[Problem] Only lines with the word "uses" are needed; collect each of them from the listing below.

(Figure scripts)
□ □ □ □ □

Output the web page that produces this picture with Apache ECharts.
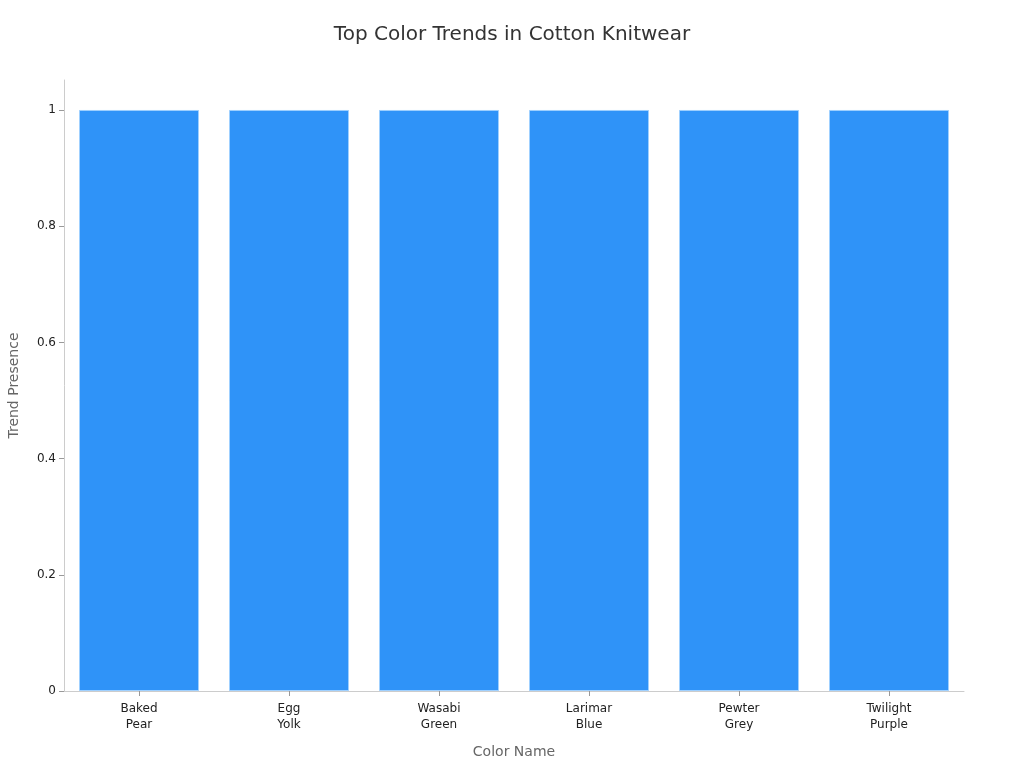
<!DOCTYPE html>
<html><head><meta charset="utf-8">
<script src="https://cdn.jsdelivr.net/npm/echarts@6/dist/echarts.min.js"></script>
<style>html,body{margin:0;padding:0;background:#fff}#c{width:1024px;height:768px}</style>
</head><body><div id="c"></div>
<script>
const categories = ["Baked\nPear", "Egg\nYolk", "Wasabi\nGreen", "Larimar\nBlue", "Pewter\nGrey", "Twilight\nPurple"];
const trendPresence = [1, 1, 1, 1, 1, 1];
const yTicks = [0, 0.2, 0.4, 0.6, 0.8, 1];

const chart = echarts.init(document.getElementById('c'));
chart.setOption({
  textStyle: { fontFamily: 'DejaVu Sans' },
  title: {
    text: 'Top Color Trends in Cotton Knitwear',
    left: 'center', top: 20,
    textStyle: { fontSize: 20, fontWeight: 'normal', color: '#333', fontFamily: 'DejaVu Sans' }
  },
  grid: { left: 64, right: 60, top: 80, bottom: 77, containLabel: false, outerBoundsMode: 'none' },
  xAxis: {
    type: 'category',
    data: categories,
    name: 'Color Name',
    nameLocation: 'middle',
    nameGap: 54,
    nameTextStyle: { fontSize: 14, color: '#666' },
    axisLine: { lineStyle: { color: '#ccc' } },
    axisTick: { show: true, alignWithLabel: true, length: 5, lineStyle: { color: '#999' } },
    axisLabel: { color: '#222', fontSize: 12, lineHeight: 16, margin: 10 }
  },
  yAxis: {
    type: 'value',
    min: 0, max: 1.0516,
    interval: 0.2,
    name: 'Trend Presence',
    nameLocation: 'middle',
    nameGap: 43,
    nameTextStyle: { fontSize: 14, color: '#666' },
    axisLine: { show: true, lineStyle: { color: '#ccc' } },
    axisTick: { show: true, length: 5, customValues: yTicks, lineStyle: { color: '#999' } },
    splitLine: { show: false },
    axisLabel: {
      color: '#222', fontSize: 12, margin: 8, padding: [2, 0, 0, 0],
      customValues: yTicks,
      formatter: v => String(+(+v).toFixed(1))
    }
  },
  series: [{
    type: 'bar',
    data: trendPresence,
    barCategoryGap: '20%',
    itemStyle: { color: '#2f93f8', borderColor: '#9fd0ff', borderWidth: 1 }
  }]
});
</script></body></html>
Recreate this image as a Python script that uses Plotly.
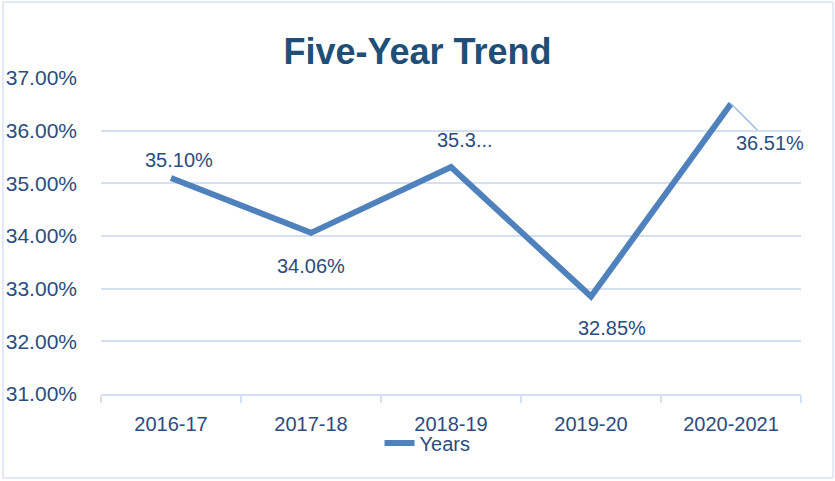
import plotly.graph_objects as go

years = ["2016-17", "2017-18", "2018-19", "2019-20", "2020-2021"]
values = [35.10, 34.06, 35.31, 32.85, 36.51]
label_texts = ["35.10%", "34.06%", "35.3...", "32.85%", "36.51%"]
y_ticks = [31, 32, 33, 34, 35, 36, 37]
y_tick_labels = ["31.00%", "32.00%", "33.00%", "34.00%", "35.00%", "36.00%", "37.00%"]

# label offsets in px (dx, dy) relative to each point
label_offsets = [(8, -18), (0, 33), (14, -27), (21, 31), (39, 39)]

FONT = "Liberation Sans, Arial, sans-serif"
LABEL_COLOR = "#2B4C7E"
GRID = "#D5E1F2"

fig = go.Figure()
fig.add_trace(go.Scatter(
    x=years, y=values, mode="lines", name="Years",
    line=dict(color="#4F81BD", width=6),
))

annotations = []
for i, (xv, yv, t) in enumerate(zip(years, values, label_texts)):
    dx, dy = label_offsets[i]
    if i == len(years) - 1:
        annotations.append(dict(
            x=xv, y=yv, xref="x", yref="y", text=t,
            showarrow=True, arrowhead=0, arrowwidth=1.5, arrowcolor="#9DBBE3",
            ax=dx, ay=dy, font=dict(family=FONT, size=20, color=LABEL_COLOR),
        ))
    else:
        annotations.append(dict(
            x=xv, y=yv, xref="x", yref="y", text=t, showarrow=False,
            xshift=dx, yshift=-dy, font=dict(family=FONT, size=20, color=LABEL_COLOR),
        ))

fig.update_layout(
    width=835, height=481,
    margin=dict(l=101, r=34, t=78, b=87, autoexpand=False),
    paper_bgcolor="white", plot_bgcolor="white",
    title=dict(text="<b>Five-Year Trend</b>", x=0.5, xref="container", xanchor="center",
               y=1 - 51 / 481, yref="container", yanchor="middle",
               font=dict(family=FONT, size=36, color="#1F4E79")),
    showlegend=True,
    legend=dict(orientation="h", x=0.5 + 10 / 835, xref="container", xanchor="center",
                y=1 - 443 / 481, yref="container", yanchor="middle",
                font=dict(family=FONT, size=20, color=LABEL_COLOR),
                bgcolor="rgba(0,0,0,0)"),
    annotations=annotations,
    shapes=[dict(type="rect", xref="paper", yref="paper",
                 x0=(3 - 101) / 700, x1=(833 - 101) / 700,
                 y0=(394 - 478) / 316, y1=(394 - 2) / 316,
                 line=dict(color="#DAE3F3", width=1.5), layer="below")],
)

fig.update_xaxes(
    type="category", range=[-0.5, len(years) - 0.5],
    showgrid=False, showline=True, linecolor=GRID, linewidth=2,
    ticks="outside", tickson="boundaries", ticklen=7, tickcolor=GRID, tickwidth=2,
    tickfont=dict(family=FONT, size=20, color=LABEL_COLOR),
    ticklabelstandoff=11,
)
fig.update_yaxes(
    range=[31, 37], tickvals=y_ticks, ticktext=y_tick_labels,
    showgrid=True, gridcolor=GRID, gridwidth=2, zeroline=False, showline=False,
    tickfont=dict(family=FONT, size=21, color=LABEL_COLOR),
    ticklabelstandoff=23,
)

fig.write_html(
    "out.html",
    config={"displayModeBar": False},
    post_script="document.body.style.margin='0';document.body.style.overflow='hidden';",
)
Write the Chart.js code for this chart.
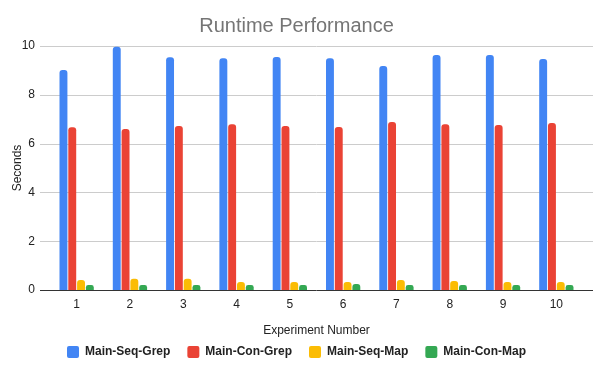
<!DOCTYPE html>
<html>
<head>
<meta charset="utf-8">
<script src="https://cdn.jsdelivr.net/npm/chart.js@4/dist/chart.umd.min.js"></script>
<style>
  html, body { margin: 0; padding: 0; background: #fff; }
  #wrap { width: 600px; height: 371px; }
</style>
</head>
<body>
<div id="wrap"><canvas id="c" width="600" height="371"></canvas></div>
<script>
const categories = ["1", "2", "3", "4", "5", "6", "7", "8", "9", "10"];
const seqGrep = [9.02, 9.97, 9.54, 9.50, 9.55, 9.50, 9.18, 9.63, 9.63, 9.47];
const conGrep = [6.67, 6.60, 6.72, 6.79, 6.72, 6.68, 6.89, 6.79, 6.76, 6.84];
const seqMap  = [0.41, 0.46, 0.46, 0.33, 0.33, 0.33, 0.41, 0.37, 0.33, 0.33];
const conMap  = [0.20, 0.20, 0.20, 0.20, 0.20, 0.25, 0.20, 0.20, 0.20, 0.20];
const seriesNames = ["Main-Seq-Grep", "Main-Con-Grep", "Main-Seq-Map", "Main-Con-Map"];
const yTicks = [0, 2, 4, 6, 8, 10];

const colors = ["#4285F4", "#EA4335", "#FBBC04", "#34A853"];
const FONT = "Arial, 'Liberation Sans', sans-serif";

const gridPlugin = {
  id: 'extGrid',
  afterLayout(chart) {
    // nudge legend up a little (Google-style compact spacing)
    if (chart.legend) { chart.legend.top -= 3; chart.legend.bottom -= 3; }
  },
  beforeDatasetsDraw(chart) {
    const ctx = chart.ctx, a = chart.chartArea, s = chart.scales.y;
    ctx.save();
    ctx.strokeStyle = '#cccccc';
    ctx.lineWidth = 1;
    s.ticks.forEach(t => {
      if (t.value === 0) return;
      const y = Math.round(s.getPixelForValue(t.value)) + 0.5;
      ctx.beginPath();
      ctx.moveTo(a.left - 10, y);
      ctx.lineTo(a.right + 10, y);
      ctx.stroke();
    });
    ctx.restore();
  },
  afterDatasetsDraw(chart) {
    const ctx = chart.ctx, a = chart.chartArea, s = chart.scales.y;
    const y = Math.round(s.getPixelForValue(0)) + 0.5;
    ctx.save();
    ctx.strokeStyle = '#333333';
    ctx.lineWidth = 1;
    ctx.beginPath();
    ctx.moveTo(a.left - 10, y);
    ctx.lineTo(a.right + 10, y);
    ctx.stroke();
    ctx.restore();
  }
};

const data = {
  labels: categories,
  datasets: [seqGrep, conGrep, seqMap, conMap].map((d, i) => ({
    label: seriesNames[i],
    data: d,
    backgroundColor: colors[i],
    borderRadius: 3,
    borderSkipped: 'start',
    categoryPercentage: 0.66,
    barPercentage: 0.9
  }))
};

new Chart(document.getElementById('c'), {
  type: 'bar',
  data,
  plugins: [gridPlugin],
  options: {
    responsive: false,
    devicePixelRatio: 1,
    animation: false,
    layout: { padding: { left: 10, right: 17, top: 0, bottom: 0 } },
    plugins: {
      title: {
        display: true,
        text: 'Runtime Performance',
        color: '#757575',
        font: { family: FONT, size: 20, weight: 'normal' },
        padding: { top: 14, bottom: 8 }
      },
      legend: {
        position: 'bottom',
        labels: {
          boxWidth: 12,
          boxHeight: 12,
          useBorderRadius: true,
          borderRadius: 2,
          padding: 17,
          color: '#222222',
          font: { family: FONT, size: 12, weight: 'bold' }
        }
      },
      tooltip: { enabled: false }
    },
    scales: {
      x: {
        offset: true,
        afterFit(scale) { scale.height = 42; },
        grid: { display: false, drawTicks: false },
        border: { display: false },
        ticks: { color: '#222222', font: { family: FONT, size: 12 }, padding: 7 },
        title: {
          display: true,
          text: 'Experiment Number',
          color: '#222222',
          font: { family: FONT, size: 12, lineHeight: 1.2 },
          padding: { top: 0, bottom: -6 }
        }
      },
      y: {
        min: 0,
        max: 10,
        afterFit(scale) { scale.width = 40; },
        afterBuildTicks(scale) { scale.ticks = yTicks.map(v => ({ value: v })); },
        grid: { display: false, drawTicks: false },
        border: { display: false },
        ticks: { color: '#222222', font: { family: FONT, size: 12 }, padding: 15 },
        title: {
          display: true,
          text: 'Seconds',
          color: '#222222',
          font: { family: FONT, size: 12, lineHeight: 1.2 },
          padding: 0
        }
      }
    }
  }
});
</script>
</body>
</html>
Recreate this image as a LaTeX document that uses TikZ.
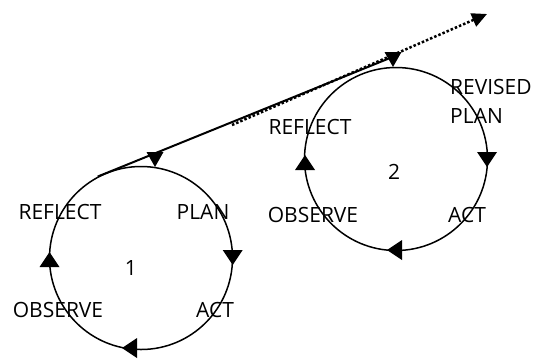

□ □ □ □ □

[Task answer]
Recreate this image as a Python script that uses Plotly.
Recreate this image as a LaTeX document that uses TikZ.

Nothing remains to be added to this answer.